• Work to do
Word for word, give the material below again, minus any images.

····················

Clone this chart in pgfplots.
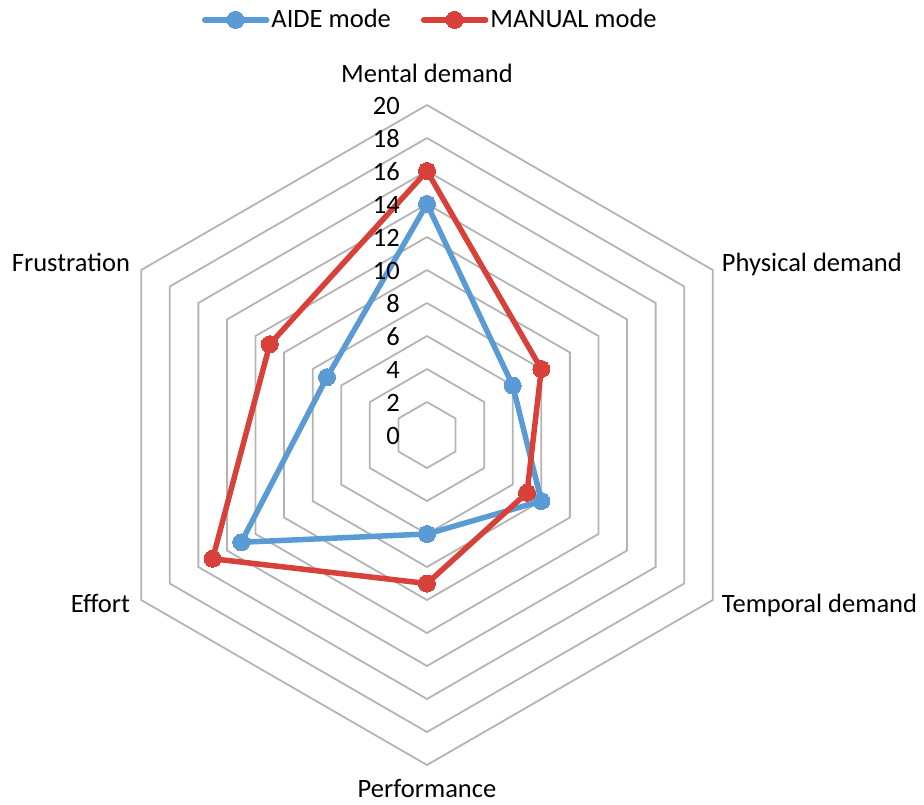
\documentclass[border=0pt]{standalone}
\usepackage{fontspec}
\setmainfont{Carlito}
\usepackage{pgfplots}
\pgfplotsset{compat=1.18}
\usepgfplotslibrary{polar}

\definecolor{aide}{HTML}{5B9BD5}
\definecolor{manual}{HTML}{D8403A}
\definecolor{gridgray}{HTML}{B4B4B4}

\begin{document}
\begin{tikzpicture}
\fontsize{26.5}{32}\selectfont
\path[use as bounding box] (-427pt,-369pt) rectangle (497pt,435pt);
\begin{polaraxis}[
    at={(0pt,0pt)}, anchor=center,
    width=660pt, height=660pt, scale only axis,
    ymin=0, ymax=20,
    hide axis, clip=false,
    legend columns=2,
    legend style={draw=none, fill=none, at={(0.505,1.129)}, anchor=center,
        font=\fontsize{26.5}{32}\selectfont,
        /tikz/every even column/.append style={column sep=28pt}},
    legend cell align=left,
    legend image code/.code={
        \draw[mark repeat=2,mark phase=2,line cap=round,#1]
            plot coordinates {(0pt,0pt) (31pt,0pt) (62pt,0pt)};},
  ]
  % hexagonal grid
  \pgfplotsinvokeforeach{2,4,...,20}{
    \addplot[gridgray, line width=1.8pt, forget plot] coordinates
      {(90,#1) (30,#1) (-30,#1) (-90,#1) (-150,#1) (150,#1) (90,#1)};
  }
  % series: Mental, Physical, Temporal, Performance, Effort, Frustration
  \addplot[aide, line width=5.5pt, line join=round, mark=*, mark size=8.5pt,
           mark options={solid, fill=aide, draw=aide, line width=0pt}]
    coordinates {(90,14) (30,6) (-30,8) (-90,6) (-150,13) (150,7) (90,14)};
  \addlegendentry{AIDE mode}
  \addplot[manual, line width=5.5pt, line join=round, mark=*, mark size=8.5pt,
           mark options={solid, fill=manual, draw=manual, line width=0pt}]
    coordinates {(90,16) (30,8) (-30,7) (-90,9) (-150,15) (150,11) (90,16)};
  \addlegendentry{MANUAL mode}
  % value labels
  \pgfplotsinvokeforeach{0,2,...,20}{
    \node[anchor=east, inner sep=0pt, xshift=-27pt, yshift=-1pt] at (axis cs:90,#1) {#1};
  }
  % category labels
  \node[anchor=base, inner sep=0pt, yshift=23pt] at (axis cs:90,20) {Mental demand};
  \node[anchor=base west, inner sep=0pt, xshift=9pt, yshift=-1.5pt] at (axis cs:30,20) {Physical demand};
  \node[anchor=base west, inner sep=0pt, xshift=9pt, yshift=-12pt] at (axis cs:-30,20) {Temporal demand};
  \node[anchor=base, inner sep=0pt, yshift=-32pt] at (axis cs:-90,20) {Performance};
  \node[anchor=base east, inner sep=0pt, xshift=-11pt, yshift=-12pt] at (axis cs:-150,20) {Effort};
  \node[anchor=base east, inner sep=0pt, xshift=-11pt, yshift=-1.5pt] at (axis cs:150,20) {Frustration};
\end{polaraxis}
\end{tikzpicture}
\end{document}
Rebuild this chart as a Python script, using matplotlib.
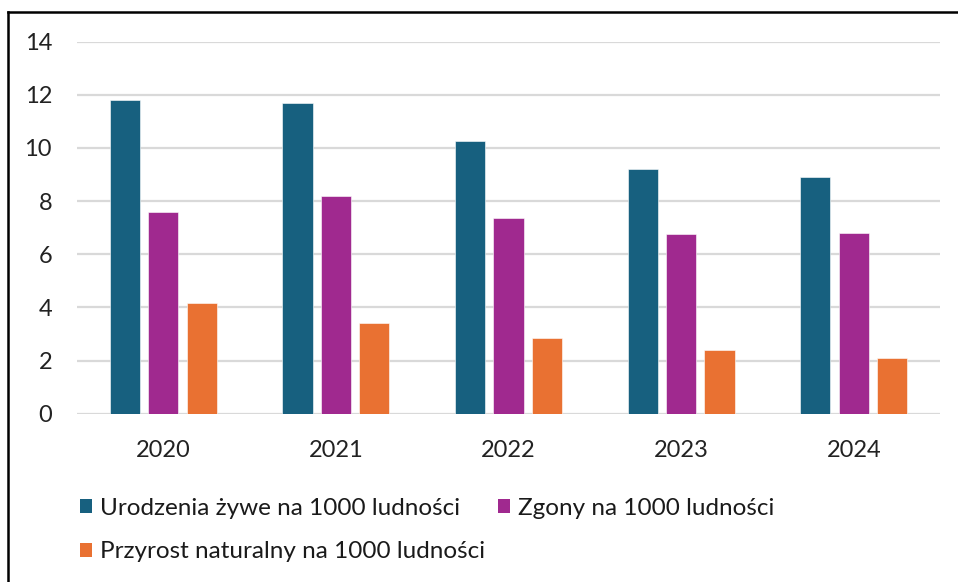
import matplotlib
matplotlib.use("Agg")
import matplotlib.pyplot as plt
from matplotlib.lines import Line2D
from matplotlib.patches import Patch
import numpy as np

plt.rcParams["font.family"] = ["Lato", "DejaVu Sans"]

years = ["2020", "2021", "2022", "2023", "2024"]
births = [11.8, 11.7, 10.25, 9.2, 8.9]
deaths = [7.6, 8.2, 7.35, 6.75, 6.8]
increase = [4.15, 3.4, 2.85, 2.4, 2.1]

labels = ["Urodzenia żywe na 1000 ludności",
          "Zgony na 1000 ludności",
          "Przyrost naturalny na 1000 ludności"]
colors = ["#17607F", "#A0298F", "#E97132"]
yticks = [0, 2, 4, 6, 8, 10, 12, 14]

W, H = 958, 582
fig = plt.figure(figsize=(W / 100, H / 100), dpi=100)
ax = fig.add_axes([77 / W, 1 - 413.7 / H, (940 - 77) / W, (413.7 - 41.7) / H])

x = np.arange(len(years))
width = 0.175
step = 0.222
for k, (vals, col) in enumerate(zip([births, deaths, increase], colors)):
    ax.bar(x + (k - 1) * step, vals, width, color=col,
           edgecolor="#ffffff", linewidth=0.4, zorder=3)

ax.set_xlim(-0.5, len(years) - 0.5)
ax.set_ylim(0, 14)
ax.set_yticks(yticks)
ax.set_xticks(x)
ax.set_xticklabels(years)
ax.tick_params(axis="both", length=0, labelsize=17, colors="#222222")
ax.tick_params(axis="y", pad=18)
ax.tick_params(axis="x", pad=19)
ax.grid(axis="y", color="#D9D9D9", linewidth=1.6, zorder=0)
for s in ax.spines.values():
    s.set_visible(False)

handles = [Patch(facecolor=c, label=l) for c, l in zip(colors, labels)]
order = [0, 2, 1]
fig.legend([handles[i] for i in order], [labels[i] for i in order],
           ncol=2, loc="upper left", bbox_to_anchor=(80 / W, 1 - 498 / H),
           frameon=False, fontsize=17.5, handlelength=0.5, handleheight=0.5,
           handletextpad=0.33, columnspacing=0.53, labelspacing=0.92,
           borderaxespad=0, borderpad=0, labelcolor="#1a1a1a")

# outer frame (left and top edges only are in view)
fig.add_artist(Line2D([8 / W, 8 / W], [0, 1 - 12 / H], color="black",
                      linewidth=1.8, transform=fig.transFigure))
fig.add_artist(Line2D([8 / W, 1], [1 - 12 / H, 1 - 12 / H], color="black",
                      linewidth=1.8, transform=fig.transFigure))

fig.savefig("out.png", dpi=100)
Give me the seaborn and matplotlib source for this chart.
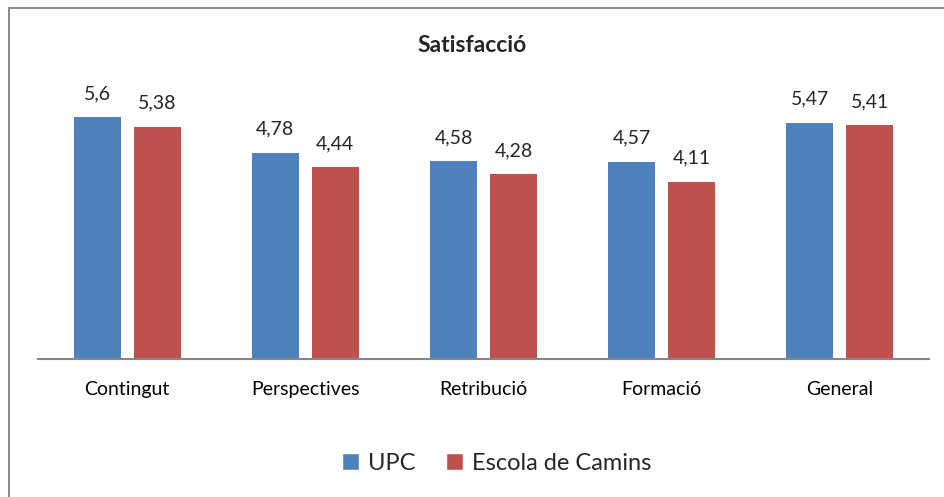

····················

• Exercise solution
Clone this chart in pgfplots.
\documentclass[border=0pt]{standalone}
\usepackage{fontspec}
\setmainfont{Carlito}
\usepackage{pgfplots}
\pgfplotsset{compat=1.18}
\usepgfplotslibrary{polar}

\definecolor{aide}{HTML}{5B9BD5}
\definecolor{manual}{HTML}{D8403A}
\definecolor{gridgray}{HTML}{B4B4B4}

\begin{document}
\begin{tikzpicture}
\fontsize{26.5}{32}\selectfont
\path[use as bounding box] (-427pt,-369pt) rectangle (497pt,435pt);
\begin{polaraxis}[
    at={(0pt,0pt)}, anchor=center,
    width=660pt, height=660pt, scale only axis,
    ymin=0, ymax=20,
    hide axis, clip=false,
    legend columns=2,
    legend style={draw=none, fill=none, at={(0.505,1.129)}, anchor=center,
        font=\fontsize{26.5}{32}\selectfont,
        /tikz/every even column/.append style={column sep=28pt}},
    legend cell align=left,
    legend image code/.code={
        \draw[mark repeat=2,mark phase=2,line cap=round,#1]
            plot coordinates {(0pt,0pt) (31pt,0pt) (62pt,0pt)};},
  ]
  % hexagonal grid
  \pgfplotsinvokeforeach{2,4,...,20}{
    \addplot[gridgray, line width=1.8pt, forget plot] coordinates
      {(90,#1) (30,#1) (-30,#1) (-90,#1) (-150,#1) (150,#1) (90,#1)};
  }
  % series: Mental, Physical, Temporal, Performance, Effort, Frustration
  \addplot[aide, line width=5.5pt, line join=round, mark=*, mark size=8.5pt,
           mark options={solid, fill=aide, draw=aide, line width=0pt}]
    coordinates {(90,14) (30,6) (-30,8) (-90,6) (-150,13) (150,7) (90,14)};
  \addlegendentry{AIDE mode}
  \addplot[manual, line width=5.5pt, line join=round, mark=*, mark size=8.5pt,
           mark options={solid, fill=manual, draw=manual, line width=0pt}]
    coordinates {(90,16) (30,8) (-30,7) (-90,9) (-150,15) (150,11) (90,16)};
  \addlegendentry{MANUAL mode}
  % value labels
  \pgfplotsinvokeforeach{0,2,...,20}{
    \node[anchor=east, inner sep=0pt, xshift=-27pt, yshift=-1pt] at (axis cs:90,#1) {#1};
  }
  % category labels
  \node[anchor=base, inner sep=0pt, yshift=23pt] at (axis cs:90,20) {Mental demand};
  \node[anchor=base west, inner sep=0pt, xshift=9pt, yshift=-1.5pt] at (axis cs:30,20) {Physical demand};
  \node[anchor=base west, inner sep=0pt, xshift=9pt, yshift=-12pt] at (axis cs:-30,20) {Temporal demand};
  \node[anchor=base, inner sep=0pt, yshift=-32pt] at (axis cs:-90,20) {Performance};
  \node[anchor=base east, inner sep=0pt, xshift=-11pt, yshift=-12pt] at (axis cs:-150,20) {Effort};
  \node[anchor=base east, inner sep=0pt, xshift=-11pt, yshift=-1.5pt] at (axis cs:150,20) {Frustration};
\end{polaraxis}
\end{tikzpicture}
\end{document}
Rebuild this chart as a Python script, using matplotlib.
import matplotlib
matplotlib.use("Agg")
import matplotlib.pyplot as plt
from matplotlib.lines import Line2D
from matplotlib.patches import Patch
import numpy as np

plt.rcParams["font.family"] = ["Lato", "DejaVu Sans"]

years = ["2020", "2021", "2022", "2023", "2024"]
births = [11.8, 11.7, 10.25, 9.2, 8.9]
deaths = [7.6, 8.2, 7.35, 6.75, 6.8]
increase = [4.15, 3.4, 2.85, 2.4, 2.1]

labels = ["Urodzenia żywe na 1000 ludności",
          "Zgony na 1000 ludności",
          "Przyrost naturalny na 1000 ludności"]
colors = ["#17607F", "#A0298F", "#E97132"]
yticks = [0, 2, 4, 6, 8, 10, 12, 14]

W, H = 958, 582
fig = plt.figure(figsize=(W / 100, H / 100), dpi=100)
ax = fig.add_axes([77 / W, 1 - 413.7 / H, (940 - 77) / W, (413.7 - 41.7) / H])

x = np.arange(len(years))
width = 0.175
step = 0.222
for k, (vals, col) in enumerate(zip([births, deaths, increase], colors)):
    ax.bar(x + (k - 1) * step, vals, width, color=col,
           edgecolor="#ffffff", linewidth=0.4, zorder=3)

ax.set_xlim(-0.5, len(years) - 0.5)
ax.set_ylim(0, 14)
ax.set_yticks(yticks)
ax.set_xticks(x)
ax.set_xticklabels(years)
ax.tick_params(axis="both", length=0, labelsize=17, colors="#222222")
ax.tick_params(axis="y", pad=18)
ax.tick_params(axis="x", pad=19)
ax.grid(axis="y", color="#D9D9D9", linewidth=1.6, zorder=0)
for s in ax.spines.values():
    s.set_visible(False)

handles = [Patch(facecolor=c, label=l) for c, l in zip(colors, labels)]
order = [0, 2, 1]
fig.legend([handles[i] for i in order], [labels[i] for i in order],
           ncol=2, loc="upper left", bbox_to_anchor=(80 / W, 1 - 498 / H),
           frameon=False, fontsize=17.5, handlelength=0.5, handleheight=0.5,
           handletextpad=0.33, columnspacing=0.53, labelspacing=0.92,
           borderaxespad=0, borderpad=0, labelcolor="#1a1a1a")

# outer frame (left and top edges only are in view)
fig.add_artist(Line2D([8 / W, 8 / W], [0, 1 - 12 / H], color="black",
                      linewidth=1.8, transform=fig.transFigure))
fig.add_artist(Line2D([8 / W, 1], [1 - 12 / H, 1 - 12 / H], color="black",
                      linewidth=1.8, transform=fig.transFigure))

fig.savefig("out.png", dpi=100)
Give me the seaborn and matplotlib source for this chart.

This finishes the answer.